↓↓↓

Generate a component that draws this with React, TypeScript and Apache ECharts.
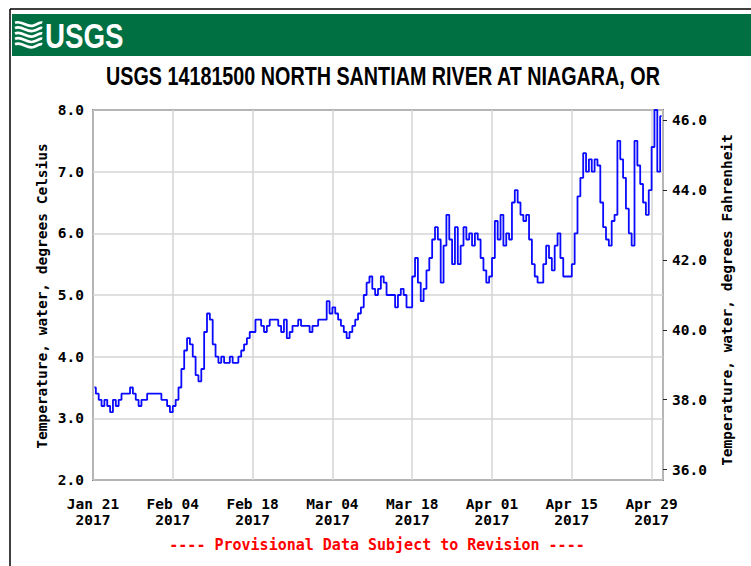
import React, { useEffect, useRef } from "react";
import * as echarts from "echarts";

// ---- data ----
const seriesStart = "2017-01-21";
const stepHours = 12;
// Water temperature, degrees Celsius, one reading every 12 hours from Jan 21 2017
const tempC = [
  3.5, 3.4, 3.3, 3.2, 3.3, 3.2, 3.1, 3.3, 3.2, 3.3,
  3.4, 3.4, 3.4, 3.5, 3.4, 3.3, 3.2, 3.3, 3.3, 3.4,
  3.4, 3.4, 3.4, 3.4, 3.3, 3.3, 3.2, 3.1, 3.2, 3.3,
  3.5, 3.8, 4.1, 4.3, 4.2, 4.0, 3.7, 3.6, 3.8, 4.4,
  4.7, 4.6, 4.2, 4.0, 3.9, 4.0, 3.9, 3.9, 4.0, 3.9,
  3.9, 4.0, 4.1, 4.2, 4.3, 4.4, 4.4, 4.6, 4.6, 4.5,
  4.4, 4.5, 4.6, 4.6, 4.6, 4.5, 4.4, 4.6, 4.3, 4.4,
  4.5, 4.5, 4.6, 4.5, 4.5, 4.5, 4.4, 4.5, 4.5, 4.6,
  4.6, 4.6, 4.9, 4.7, 4.8, 4.7, 4.6, 4.5, 4.4, 4.3,
  4.4, 4.5, 4.6, 4.7, 4.8, 5.0, 5.2, 5.3, 5.1, 5.0,
  5.1, 5.3, 5.2, 5.0, 5.0, 5.0, 4.8, 5.0, 5.1, 5.0,
  4.8, 4.8, 5.3, 5.6, 5.2, 4.9, 5.1, 5.4, 5.6, 5.9,
  6.1, 5.9, 5.2, 5.8, 6.3, 5.9, 5.5, 6.1, 5.5, 5.8,
  6.1, 5.9, 6.0, 5.8, 6.0, 5.9, 5.6, 5.4, 5.2, 5.3,
  5.6, 6.2, 5.9, 6.3, 5.8, 6.0, 5.9, 6.5, 6.7, 6.5,
  6.3, 6.2, 6.3, 5.9, 5.5, 5.3, 5.2, 5.2, 5.5, 5.8,
  5.6, 5.4, 5.8, 6.0, 5.6, 5.3, 5.3, 5.3, 5.5, 6.0,
  6.6, 6.9, 7.3, 7.0, 7.2, 7.0, 7.2, 7.1, 6.5, 6.1,
  5.9, 5.8, 6.2, 6.3, 7.5, 7.2, 6.9, 6.4, 6.0, 5.8,
  7.5, 7.1, 6.8, 6.5, 6.3, 6.7, 7.4, 8.0, 7.0, 7.9,
];
const xTickLabels = [
  "Jan 21\n2017", "Feb 04\n2017", "Feb 18\n2017", "Mar 04\n2017",
  "Mar 18\n2017", "Apr 01\n2017", "Apr 15\n2017", "Apr 29\n2017",
];
const tickDays = 14;
const totalDays = 100;
const celsiusRange = [2, 8];
// right-hand axis extent as drawn in the picture (degrees Fahrenheit)
const fahrenheitRange = [35.7, 46.3];
const fahrenheitTicks = [36, 38, 40, 42, 44, 46];

const titleText = "USGS 14181500 NORTH SANTIAM RIVER AT NIAGARA, OR";
const leftAxisTitle = "Temperature, water, degrees Celsius";
const rightAxisTitle = "Temperature, water, degrees Fahrenheit";
const footerText = "---- Provisional Data Subject to Revision ----";

const MONO = "'DejaVu Sans Mono', 'Liberation Mono', monospace";
const SANS = "'Liberation Sans', Arial, sans-serif";

let logoRegistered = false;
function registerLogo() {
  if (logoRegistered) return;
  const d =
    "M0 3 C8 0 14 9 22 6 S30 2 32 3 " +
    "M0 9 C8 5 14 15 22 12 S30 8 32 9 " +
    "M0 15 C8 11 14 21 22 18 S30 14 32 15 " +
    "M0 21 C8 17 14 27 22 24 S30 20 32 21 " +
    "M0 27 C8 23 14 33 22 30 S30 26 32 27";
  echarts.graphic.registerShape("logo", echarts.graphic.extendPath(d, {}) as any);
  logoRegistered = true;
}

export default function App() {
  const ref = useRef<HTMLDivElement>(null);
  useEffect(() => {
    document.body.style.margin = "0";
    registerLogo();
    const chart = echarts.init(ref.current!, undefined, { renderer: "svg" });
    const data = tempC.map((v, i) => [i * (stepHours / 24) + stepHours / 48, v]);
    const monoLabel = { fontFamily: MONO, fontWeight: "bold" as const, fontSize: 14.5, color: "#000" };

    chart.setOption({
      animation: false,
      backgroundColor: "#fff",
      grid: {
        left: 93,
        right: 88,
        top: 110,
        bottom: 86,
        show: true,
        borderColor: "#222",
        borderWidth: 1.5,
        backgroundColor: "transparent",
      },
      xAxis: {
        type: "value",
        min: 0,
        max: totalDays,
        interval: tickDays,
        axisLine: { show: false },
        axisTick: { show: false },
        splitLine: { show: true, lineStyle: { color: "#d4d4d4", width: 1.5 } },
        axisLabel: {
          ...monoLabel,
          margin: 16,
          lineHeight: 16,
          showMaxLabel: false,
          formatter: (v: number) => {
            const idx = Math.round(v / tickDays);
            return v % tickDays === 0 && xTickLabels[idx] ? xTickLabels[idx] : "";
          },
        },
      },
      yAxis: [
        {
          type: "value",
          position: "left",
          min: celsiusRange[0],
          max: celsiusRange[1],
          interval: 1,
          axisLine: { show: false },
          axisTick: { show: false },
          splitLine: { show: true, lineStyle: { color: "#d4d4d4", width: 1.5 } },
          axisLabel: { ...monoLabel, margin: 9, formatter: (v: number) => v.toFixed(1) },
        },
        {
          type: "value",
          position: "right",
          min: fahrenheitRange[0],
          max: fahrenheitRange[1],
          axisLine: { show: false },
          splitLine: { show: false },
          axisTick: {
            show: true,
            length: 4,
            lineStyle: { color: "#222" },
            customValues: fahrenheitTicks,
          },
          axisLabel: {
            ...monoLabel,
            margin: 9,
            customValues: fahrenheitTicks,
            formatter: (v: number) => v.toFixed(1),
          },
        },
      ],
      series: [
        {
          type: "line",
          yAxisIndex: 0,
          data,
          step: "middle",
          showSymbol: false,
          lineStyle: { color: "#0a0aff", width: 1.8 },
          itemStyle: { color: "#0a0aff" },
        },
      ],
      graphic: [
        { type: "line", shape: { x1: 10, y1: 9, x2: 751, y2: 9 }, style: { stroke: "#000", lineWidth: 1.5 } },
        { type: "line", shape: { x1: 10, y1: 9, x2: 10, y2: 566 }, style: { stroke: "#000", lineWidth: 1.5 } },
        { type: "rect", shape: { x: 12, y: 14, width: 739, height: 42 }, style: { fill: "#006f41" } },
        {
          type: "logo",
          x: 15,
          y: 20,
          scaleX: 0.85,
          scaleY: 0.9,
          style: { stroke: "#fff", fill: null, lineWidth: 3 },
        },
        {
          type: "text",
          x: 45,
          y: 36,
          scaleX: 0.77,
          style: {
            text: "USGS",
            fontFamily: SANS,
            fontWeight: "bold",
            fontSize: 36,
            fill: "#fff",
            textAlign: "left",
            textVerticalAlign: "middle",
          },
        },
        {
          type: "text",
          x: 383,
          y: 77,
          scaleX: 0.79,
          style: {
            text: titleText,
            fontFamily: SANS,
            fontWeight: "bold",
            fontSize: 25,
            fill: "#000",
            textAlign: "center",
            textVerticalAlign: "middle",
          },
        },
        {
          type: "text",
          x: 42,
          y: 296,
          rotation: Math.PI / 2,
          style: {
            text: leftAxisTitle,
            ...monoLabel,
            fill: "#000",
            textAlign: "center",
            textVerticalAlign: "middle",
          },
        },
        {
          type: "text",
          x: 727,
          y: 300,
          rotation: Math.PI / 2,
          style: {
            text: rightAxisTitle,
            ...monoLabel,
            fill: "#000",
            textAlign: "center",
            textVerticalAlign: "middle",
          },
        },
        {
          type: "text",
          x: 377,
          y: 545,
          style: {
            text: footerText,
            fontFamily: MONO,
            fontWeight: "bold",
            fontSize: 15,
            fill: "#ff0000",
            textAlign: "center",
            textVerticalAlign: "middle",
          },
        },
      ],
    });
    return () => chart.dispose();
  }, []);
  return <div ref={ref} style={{ width: 751, height: 566 }} />;
}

↑↑↑

Give again, exactly, the lines from the start of the data through the one holding "import * as"; omit the pictures.

Generate a component that draws this with React, TypeScript and Apache ECharts.
import React, { useEffect, useRef } from "react";
import * as echarts from "echarts";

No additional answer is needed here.